It may be a new year but, sadly, the heartbreak continues.
The U.S. lost more than 815,000 lives to COVID-19 through the end of 2021. At the same time, another menace, a twin pandemic, continued unabated – substance use and resulting drug overdoses. Tragically, the CDC reports that over 100,000 people died of overdoses between April 2020 and April 2021, up from 56,064 the year before.
Overdose deaths from synthetic opioids (primarily fentanyl) and psychostimulants such as methamphetamine also increased during that time, as did deaths from natural and semi-synthetic opioids such as prescription pain medication.
We are working tirelessly to provide continuity of care to clients to end the drug epidemic. However, pandemic-induced factors – now complicated by the Omicron variant of COVID — continue to drive up substance use. Isolation, loneliness, unemployment and other stresses have left individuals feeling depressed and lacking accountability for their substance use disorder (SUD). These factors create an environment for new users and increased use for people who were already struggling with addiction.
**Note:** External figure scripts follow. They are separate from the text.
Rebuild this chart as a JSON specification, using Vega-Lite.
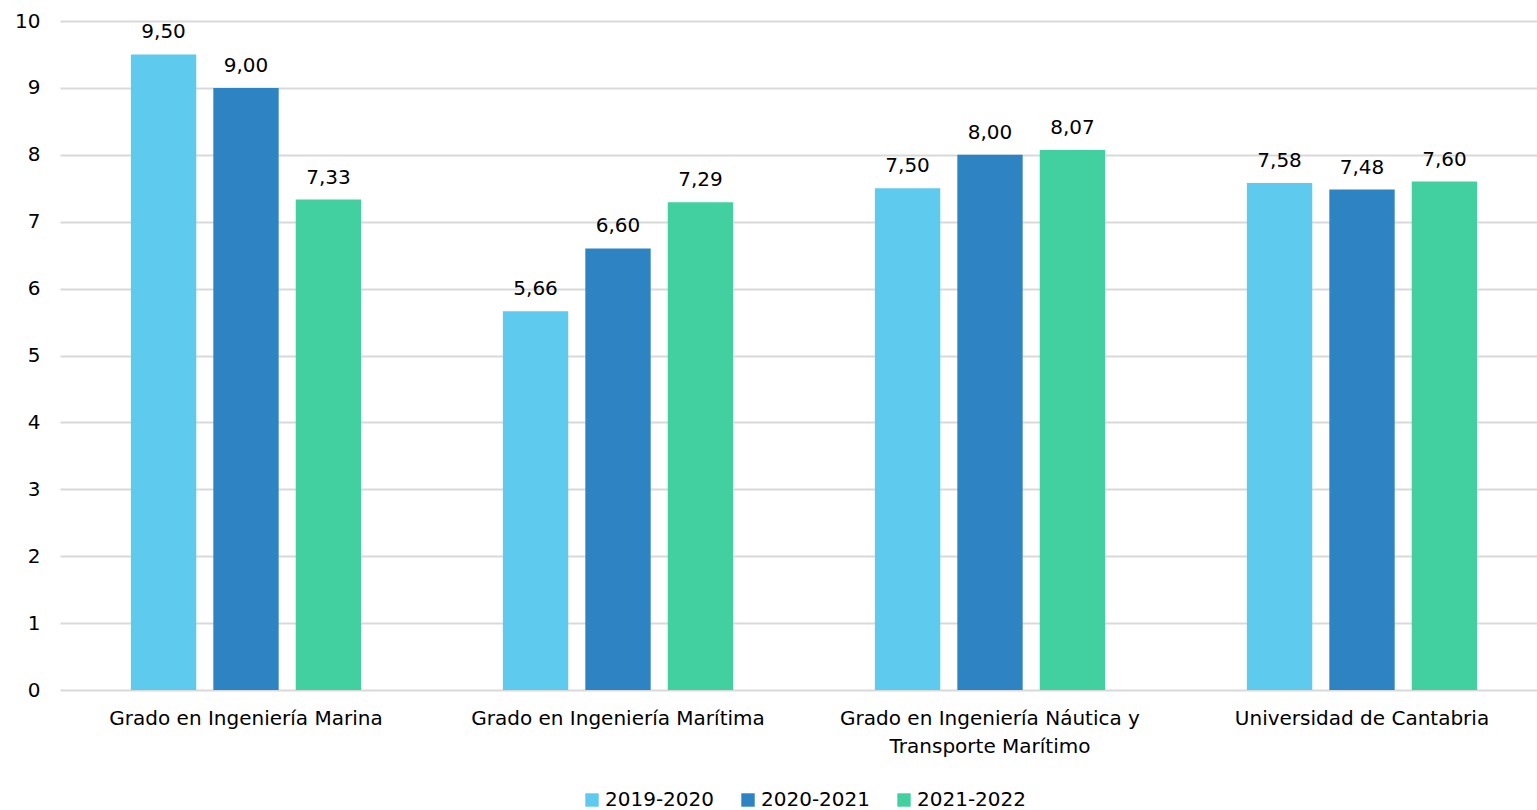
{
  "$schema": "https://vega.github.io/schema/vega-lite/v6.json",
  "width": 1537,
  "height": 810,
  "autosize": {"type": "fit", "contains": "padding"},
  "padding": {"left": 14, "top": 11, "right": -11, "bottom": 0},
  "background": "white",
  "config": {
    "locale": {"number": {"decimal": ",", "thousands": ".", "grouping": [3], "currency": ["", " €"]}},
    "font": "DejaVu Sans",
    "view": {"stroke": null},
    "legend": {"layout": {"bottom": {"anchor": "middle"}}}
  },
  "data": {
    "values": [
      {"cat": "Grado en Ingeniería Marina", "year": "2019-2020", "value": 9.50},
      {"cat": "Grado en Ingeniería Marina", "year": "2020-2021", "value": 9.00},
      {"cat": "Grado en Ingeniería Marina", "year": "2021-2022", "value": 7.33},
      {"cat": "Grado en Ingeniería Marítima", "year": "2019-2020", "value": 5.66},
      {"cat": "Grado en Ingeniería Marítima", "year": "2020-2021", "value": 6.60},
      {"cat": "Grado en Ingeniería Marítima", "year": "2021-2022", "value": 7.29},
      {"cat": "Grado en Ingeniería Náutica y Transporte Marítimo", "year": "2019-2020", "value": 7.50},
      {"cat": "Grado en Ingeniería Náutica y Transporte Marítimo", "year": "2020-2021", "value": 8.00},
      {"cat": "Grado en Ingeniería Náutica y Transporte Marítimo", "year": "2021-2022", "value": 8.07},
      {"cat": "Universidad de Cantabria", "year": "2019-2020", "value": 7.58},
      {"cat": "Universidad de Cantabria", "year": "2020-2021", "value": 7.48},
      {"cat": "Universidad de Cantabria", "year": "2021-2022", "value": 7.60}
    ]
  },
  "encoding": {
    "x": {
      "field": "cat",
      "type": "nominal",
      "sort": null,
      "scale": {"paddingInner": 0, "paddingOuter": 0},
      "axis": {
        "title": null,
        "labelAngle": 0,
        "labelFontSize": 20,
        "labelColor": "#000000",
        "labelPadding": 18,
        "labelLimit": 0,
        "labelLineHeight": 28,
        "labelExpr": "datum.label == 'Grado en Ingeniería Náutica y Transporte Marítimo' ? ['Grado en Ingeniería Náutica y', 'Transporte Marítimo'] : datum.label",
        "ticks": false,
        "domain": false,
        "grid": false
      }
    },
    "xOffset": {
      "field": "year",
      "type": "nominal",
      "scale": {"paddingInner": 0.207, "paddingOuter": 0.86}
    },
    "y": {
      "field": "value",
      "type": "quantitative",
      "scale": {"domain": [0, 10]},
      "axis": {
        "title": null,
        "tickCount": 10,
        "labelFontSize": 20,
        "labelColor": "#000000",
        "labelPadding": 20,
        "ticks": false,
        "domain": false,
        "gridColor": "#d9d9d9",
        "gridWidth": 2
      }
    }
  },
  "layer": [
    {
      "mark": {"type": "bar"},
      "encoding": {
        "color": {
          "field": "year",
          "type": "nominal",
          "scale": {"domain": ["2019-2020", "2020-2021", "2021-2022"], "range": ["#5ECBEE", "#2E83C3", "#42D0A1"]},
          "legend": {
            "title": null,
            "orient": "bottom",
            "direction": "horizontal",
            "symbolType": "square",
            "symbolSize": 180,
            "symbolStrokeWidth": 0,
            "labelFontSize": 20,
            "labelColor": "#000000",
            "labelOffset": 3,
            "columnPadding": 23,
            "offset": 34
          }
        }
      }
    },
    {
      "mark": {"type": "text", "baseline": "bottom", "dy": -12, "fontSize": 20, "color": "#000000"},
      "encoding": {
        "text": {"field": "value", "type": "quantitative", "format": ".2f"}
      }
    }
  ]
}
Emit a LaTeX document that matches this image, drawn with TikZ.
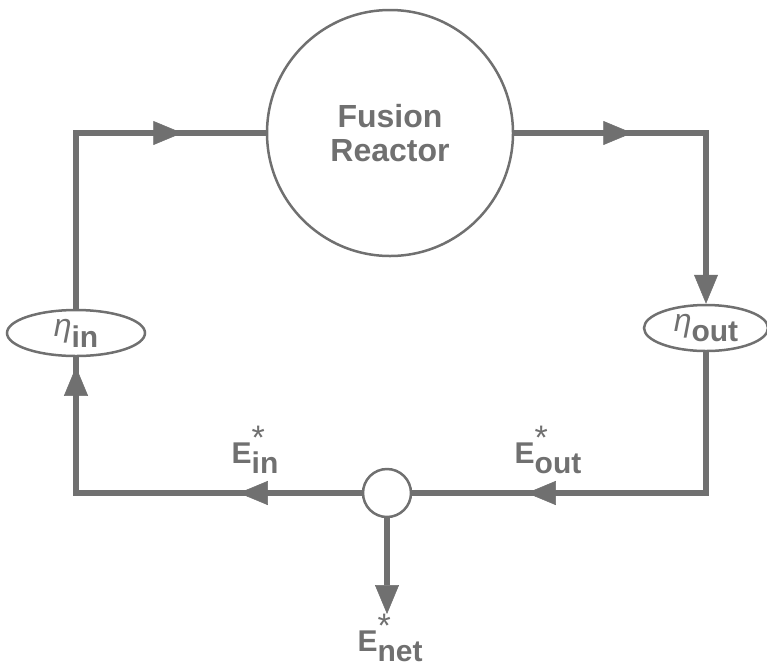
\documentclass[tikz,border=0pt]{standalone}
\usepackage{fontspec}
\setmainfont{Liberation Sans}
\usetikzlibrary{arrows.meta,decorations.markings,shapes.geometric}
\definecolor{ink}{RGB}{112,112,112}
\newcommand{\Elab}[1]{E\rlap{\raisebox{0.45em}{\mdseries\fontsize{34}{34}\selectfont *}}\raisebox{-0.35em}{#1}}
\newcommand{\etalab}[1]{\raisebox{0.28em}{\mdseries\itshape\fontsize{32}{32}\selectfont η}\raisebox{-0.08em}{#1}}
\tikzset{
  headtip/.tip={Triangle[length=29pt,width=24pt,line width=0.5pt]},
  flow/.style={color=ink,line width=6pt},
  arrowat/.style={postaction={decorate,decoration={markings,mark=at position #1 with {\arrow{headtip}}}}},
  ring/.style={draw=ink,line width=2.5pt,inner sep=0pt},
  lab/.style={text=ink,font=\bfseries\fontsize{30}{30}\selectfont,inner sep=0pt}
}
\begin{document}
\begin{tikzpicture}[x=1pt,y=1pt]
\useasboundingbox (0,0) rectangle (767,-667);
\node[ring,circle,minimum size=246pt,align=center,text=ink,font=\bfseries\fontsize{32}{34}\selectfont] (reactor) at (390,-133) {Fusion\\Reactor};
\node[ring,circle,fill=white,minimum size=48pt] (junc) at (387,-493) {};
\node[ring,ellipse,minimum width=138pt,minimum height=46pt,lab] (etain) at (76,-333) {\etalab{in}};
\node[ring,ellipse,minimum width=124pt,minimum height=46pt,lab] (etaout) at (706,-328) {\etalab{out}};
\node[lab] (ein) at (255,-450) {\Elab{in}};
\node[lab] (eout) at (548,-450) {\Elab{out}};
\node[lab,anchor=north] (enet) at (390,-614) {\Elab{net}};
\draw[flow,arrowat=282pt] (etain.north) |- (reactor.west);
\draw[flow,arrowat=118pt,-headtip] (reactor.east) -| (etaout.north);
\draw[flow,arrowat=320pt] (etaout.south) |- (junc.east);
\draw[flow,arrowat=123pt,arrowat=412pt] (junc.west) -| (etain.south);
\draw[flow,-headtip] (junc.south) -- (junc.south |- enet.north);
\end{tikzpicture}
\end{document}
At the same time, the COVID-19 pandemic has stretched America’s healthcare system far too thin. Wide-spread exhaustion has made it difficult for healthcare workers to help those who overdose, even if they might have been saved pre-pandemic.
The first step in reducing overdoses is awareness and education. Thankfully, more people are speaking out about addiction and seeking help for those who are struggling.
It’s also vital to continue testing during the pandemic and engaging those who need our support.
Averhealth has made it our mission to reclaim lives, unite families, and strengthen communities by helping people overcome substance use disorders. As an essential healthcare provider, Averhealth continues to keep its patient care centers open across the country.
Now, more than ever, we believe our clients should continue to be tested and that their program should be evidence-based. This includes daily notification and engagement, random selection, and directly observed collections. Additionally, high-risk, high-need clients should test 2-3 times per week to interrupt the behavior chain by stopping new use cravings.
The perseverance of COVID-19 and its twin pandemic, SUD, tainted 2021 with dreadful feelings of déjà vu. Nevertheless, we are hopeful 2022 will finally be a turning point to get our nation healthy again and more individuals with SUD on the road to recovery.